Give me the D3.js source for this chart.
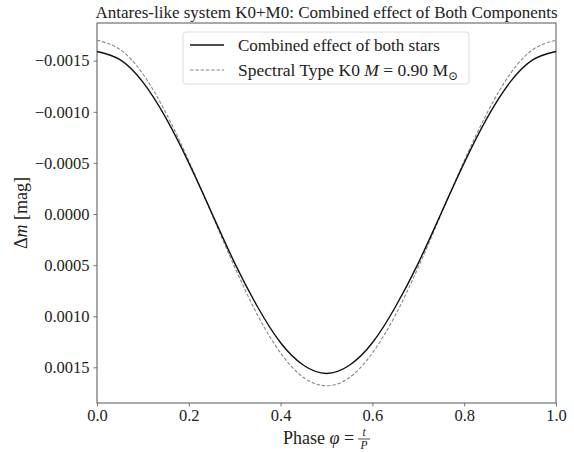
<!DOCTYPE html>
<html>
<head>
<meta charset="utf-8">
<script src="https://cdn.jsdelivr.net/npm/d3@7"></script>
<style>
  body { margin: 0; background: #fff; }
  svg text { font-family: "Liberation Serif", "DejaVu Serif", serif; fill: #222; }
</style>
</head>
<body>
<div id="chart"></div>
<script>
// phase samples
var phase = [0, 0.05, 0.10, 0.15, 0.20, 0.25, 0.30, 0.35, 0.40, 0.45, 0.50,
             0.55, 0.60, 0.65, 0.70, 0.75, 0.80, 0.85, 0.90, 0.95, 1.0];
// combined effect of both stars (mag)
var combined = [-0.00159, -0.00151, -0.00129, -0.00094, -0.00050, -0.00001, 0.00048, 0.00091, 0.00126, 0.00148, 0.00156,
                0.00148, 0.00126, 0.00091, 0.00048, -0.00001, -0.00050, -0.00094, -0.00129, -0.00151, -0.00159];
// spectral type K0 alone (mag)
var k0only = [-0.00170, -0.00161, -0.00137, -0.00099, -0.00052, 0.00000, 0.00052, 0.00099, 0.00136, 0.00160, 0.00168,
              0.00160, 0.00136, 0.00099, 0.00052, 0.00000, -0.00052, -0.00099, -0.00137, -0.00161, -0.00170];
var xTicks = [0, 0.2, 0.4, 0.6, 0.8, 1.0];
var yTicks = [-0.0015, -0.0010, -0.0005, 0, 0.0005, 0.0010, 0.0015];

var width = 574, height = 452;
var margin = { top: 23, right: 18, bottom: 49, left: 97 };
var w = width - margin.left - margin.right;
var h = height - margin.top - margin.bottom;

var svg = d3.select('#chart').append('svg')
    .attr('width', width)
    .attr('height', height);

var g = svg.append('g')
    .attr('transform', 'translate(' + margin.left + ',' + margin.top + ')');

// y domain with 5% padding like matplotlib, inverted (magnitudes)
var all = combined.concat(k0only);
var lo = d3.min(all), hi = d3.max(all), pad = (hi - lo) * 0.05;

var x = d3.scaleLinear().domain([0, 1]).range([0, w]);
var y = d3.scaleLinear().domain([lo - pad, hi + pad]).range([0, h]);

var fmtY = function (d) { return d3.format('.4f')(d).replace('-', '\u2212'); };

var xAxis = d3.axisBottom(x).tickValues(xTicks).tickSize(3.5).tickPadding(3)
    .tickFormat(d3.format('.1f'));
var yAxis = d3.axisLeft(y).tickValues(yTicks).tickSize(3.5).tickPadding(4)
    .tickFormat(fmtY);

var gx = g.append('g').attr('transform', 'translate(0,' + h + ')').call(xAxis);
var gy = g.append('g').call(yAxis);
[gx, gy].forEach(function (a) {
    a.select('.domain').remove();
    a.selectAll('line').attr('stroke', '#555').attr('stroke-width', 0.8);
    a.selectAll('text').style('font-family', '"Liberation Serif", serif')
        .style('font-size', '16.5px').attr('fill', '#222');
});

// frame
g.append('rect')
    .attr('width', w).attr('height', h)
    .attr('fill', 'none').attr('stroke', '#555').attr('stroke-width', 1);

var line = d3.line().curve(d3.curveNatural)
    .x(function (d, i) { return x(phase[i]); })
    .y(function (d) { return y(d); });

g.append('path').datum(k0only)
    .attr('d', line)
    .attr('fill', 'none')
    .attr('stroke', '#888')
    .attr('stroke-width', 1.1)
    .attr('stroke-dasharray', '3.5,1.8');

g.append('path').datum(combined)
    .attr('d', line)
    .attr('fill', 'none')
    .attr('stroke', '#111')
    .attr('stroke-width', 1.4);

// legend
var lg = svg.append('g').attr('transform', 'translate(183,32)');
lg.append('rect')
    .attr('width', 286).attr('height', 52).attr('rx', 3)
    .attr('fill', '#fff').attr('fill-opacity', 0.8)
    .attr('stroke', '#ddd').attr('stroke-width', 1);
lg.append('line').attr('x1', 7).attr('x2', 41).attr('y1', 13).attr('y2', 13)
    .attr('stroke', '#111').attr('stroke-width', 1.4);
lg.append('line').attr('x1', 7).attr('x2', 41).attr('y1', 38).attr('y2', 38)
    .attr('stroke', '#888').attr('stroke-width', 1.1).attr('stroke-dasharray', '3.5,1.8');
lg.append('text').attr('x', 55).attr('y', 18.5).style('font-size', '17px')
    .text('Combined effect of both stars');
var t2 = lg.append('text').attr('x', 55).attr('y', 43.5).style('font-size', '17.5px');
t2.append('tspan').text('Spectral Type K0 ');
t2.append('tspan').style('font-style', 'italic').text('M');
t2.append('tspan').text(' = 0.90 M');
t2.append('tspan').attr('dy', 4).style('font-size', '12px').text('\u2299');

// title
svg.append('text')
    .attr('x', margin.left + w / 2).attr('y', 18)
    .attr('text-anchor', 'middle')
    .style('font-size', '17px')
    .text('Antares-like system K0+M0: Combined effect of Both Components');

// y label
var yl = svg.append('text')
    .attr('transform', 'translate(27,' + (margin.top + h / 2) + ') rotate(-90)')
    .attr('text-anchor', 'middle')
    .style('font-size', '18px');
yl.append('tspan').text('\u0394');
yl.append('tspan').style('font-style', 'italic').text('m');
yl.append('tspan').text(' [mag]');

// x label: "Phase φ =" followed by a small t/P fraction, all in one text
var xt = svg.append('text').attr('y', 444).style('font-size', '18px');
xt.append('tspan').text('Phase ');
xt.append('tspan').style('font-style', 'italic').text('\u03C6');
xt.append('tspan').text(' =');
var tw = xt.node().getComputedTextLength();
var fracW = 12, gap = 4;
var x0 = margin.left + w / 2 - (tw + gap + fracW) / 2;
xt.attr('x', x0);
var fx = x0 + tw + gap + fracW / 2;
xt.append('tspan').attr('x', fx).attr('y', 436).attr('text-anchor', 'middle')
    .style('font-size', '11.5px').style('font-style', 'italic').text('t');
xt.append('tspan').attr('x', fx).attr('y', 449).attr('text-anchor', 'middle')
    .style('font-size', '11.5px').style('font-style', 'italic').text('P');
svg.append('line').attr('x1', fx - 6).attr('x2', fx + 6).attr('y1', 439).attr('y2', 439)
    .attr('stroke', '#222').attr('stroke-width', 0.8);
</script>
</body>
</html>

··········

-- EXERCISE DESCRIPTION --
Without the images, write out each line of the data verbatim.

-- RESPONSE TO THE TASK --
Give me the D3.js source for this chart.
<!DOCTYPE html>
<html>
<head>
<meta charset="utf-8">
<script src="https://cdn.jsdelivr.net/npm/d3@7"></script>
<style>
  body { margin: 0; background: #fff; }
  svg text { font-family: "Liberation Serif", "DejaVu Serif", serif; fill: #222; }
</style>
</head>
<body>
<div id="chart"></div>
<script>
// phase samples
var phase = [0, 0.05, 0.10, 0.15, 0.20, 0.25, 0.30, 0.35, 0.40, 0.45, 0.50,
             0.55, 0.60, 0.65, 0.70, 0.75, 0.80, 0.85, 0.90, 0.95, 1.0];
// combined effect of both stars (mag)
var combined = [-0.00159, -0.00151, -0.00129, -0.00094, -0.00050, -0.00001, 0.00048, 0.00091, 0.00126, 0.00148, 0.00156,
                0.00148, 0.00126, 0.00091, 0.00048, -0.00001, -0.00050, -0.00094, -0.00129, -0.00151, -0.00159];
// spectral type K0 alone (mag)
var k0only = [-0.00170, -0.00161, -0.00137, -0.00099, -0.00052, 0.00000, 0.00052, 0.00099, 0.00136, 0.00160, 0.00168,
              0.00160, 0.00136, 0.00099, 0.00052, 0.00000, -0.00052, -0.00099, -0.00137, -0.00161, -0.00170];
var xTicks = [0, 0.2, 0.4, 0.6, 0.8, 1.0];
var yTicks = [-0.0015, -0.0010, -0.0005, 0, 0.0005, 0.0010, 0.0015];

var width = 574, height = 452;
var margin = { top: 23, right: 18, bottom: 49, left: 97 };
var w = width - margin.left - margin.right;
var h = height - margin.top - margin.bottom;

var svg = d3.select('#chart').append('svg')
    .attr('width', width)
    .attr('height', height);

var g = svg.append('g')
    .attr('transform', 'translate(' + margin.left + ',' + margin.top + ')');

// y domain with 5% padding like matplotlib, inverted (magnitudes)
var all = combined.concat(k0only);
var lo = d3.min(all), hi = d3.max(all), pad = (hi - lo) * 0.05;

var x = d3.scaleLinear().domain([0, 1]).range([0, w]);
var y = d3.scaleLinear().domain([lo - pad, hi + pad]).range([0, h]);

var fmtY = function (d) { return d3.format('.4f')(d).replace('-', '\u2212'); };

var xAxis = d3.axisBottom(x).tickValues(xTicks).tickSize(3.5).tickPadding(3)
    .tickFormat(d3.format('.1f'));
var yAxis = d3.axisLeft(y).tickValues(yTicks).tickSize(3.5).tickPadding(4)
    .tickFormat(fmtY);

var gx = g.append('g').attr('transform', 'translate(0,' + h + ')').call(xAxis);
var gy = g.append('g').call(yAxis);
[gx, gy].forEach(function (a) {
    a.select('.domain').remove();
    a.selectAll('line').attr('stroke', '#555').attr('stroke-width', 0.8);
    a.selectAll('text').style('font-family', '"Liberation Serif", serif')
        .style('font-size', '16.5px').attr('fill', '#222');
});

// frame
g.append('rect')
    .attr('width', w).attr('height', h)
    .attr('fill', 'none').attr('stroke', '#555').attr('stroke-width', 1);

var line = d3.line().curve(d3.curveNatural)
    .x(function (d, i) { return x(phase[i]); })
    .y(function (d) { return y(d); });

g.append('path').datum(k0only)
    .attr('d', line)
    .attr('fill', 'none')
    .attr('stroke', '#888')
    .attr('stroke-width', 1.1)
    .attr('stroke-dasharray', '3.5,1.8');

g.append('path').datum(combined)
    .attr('d', line)
    .attr('fill', 'none')
    .attr('stroke', '#111')
    .attr('stroke-width', 1.4);

// legend
var lg = svg.append('g').attr('transform', 'translate(183,32)');
lg.append('rect')
    .attr('width', 286).attr('height', 52).attr('rx', 3)
    .attr('fill', '#fff').attr('fill-opacity', 0.8)
    .attr('stroke', '#ddd').attr('stroke-width', 1);
lg.append('line').attr('x1', 7).attr('x2', 41).attr('y1', 13).attr('y2', 13)
    .attr('stroke', '#111').attr('stroke-width', 1.4);
lg.append('line').attr('x1', 7).attr('x2', 41).attr('y1', 38).attr('y2', 38)
    .attr('stroke', '#888').attr('stroke-width', 1.1).attr('stroke-dasharray', '3.5,1.8');
lg.append('text').attr('x', 55).attr('y', 18.5).style('font-size', '17px')
    .text('Combined effect of both stars');
var t2 = lg.append('text').attr('x', 55).attr('y', 43.5).style('font-size', '17.5px');
t2.append('tspan').text('Spectral Type K0 ');
t2.append('tspan').style('font-style', 'italic').text('M');
t2.append('tspan').text(' = 0.90 M');
t2.append('tspan').attr('dy', 4).style('font-size', '12px').text('\u2299');

// title
svg.append('text')
    .attr('x', margin.left + w / 2).attr('y', 18)
    .attr('text-anchor', 'middle')
    .style('font-size', '17px')
    .text('Antares-like system K0+M0: Combined effect of Both Components');

// y label
var yl = svg.append('text')
    .attr('transform', 'translate(27,' + (margin.top + h / 2) + ') rotate(-90)')
    .attr('text-anchor', 'middle')
    .style('font-size', '18px');
yl.append('tspan').text('\u0394');
yl.append('tspan').style('font-style', 'italic').text('m');
yl.append('tspan').text(' [mag]');

// x label: "Phase φ =" followed by a small t/P fraction, all in one text
var xt = svg.append('text').attr('y', 444).style('font-size', '18px');
xt.append('tspan').text('Phase ');
xt.append('tspan').style('font-style', 'italic').text('\u03C6');
xt.append('tspan').text(' =');
var tw = xt.node().getComputedTextLength();
var fracW = 12, gap = 4;
var x0 = margin.left + w / 2 - (tw + gap + fracW) / 2;
xt.attr('x', x0);
var fx = x0 + tw + gap + fracW / 2;
xt.append('tspan').attr('x', fx).attr('y', 436).attr('text-anchor', 'middle')
    .style('font-size', '11.5px').style('font-style', 'italic').text('t');
xt.append('tspan').attr('x', fx).attr('y', 449).attr('text-anchor', 'middle')
    .style('font-size', '11.5px').style('font-style', 'italic').text('P');
svg.append('line').attr('x1', fx - 6).attr('x2', fx + 6).attr('y1', 439).attr('y2', 439)
    .attr('stroke', '#222').attr('stroke-width', 0.8);
</script>
</body>
</html>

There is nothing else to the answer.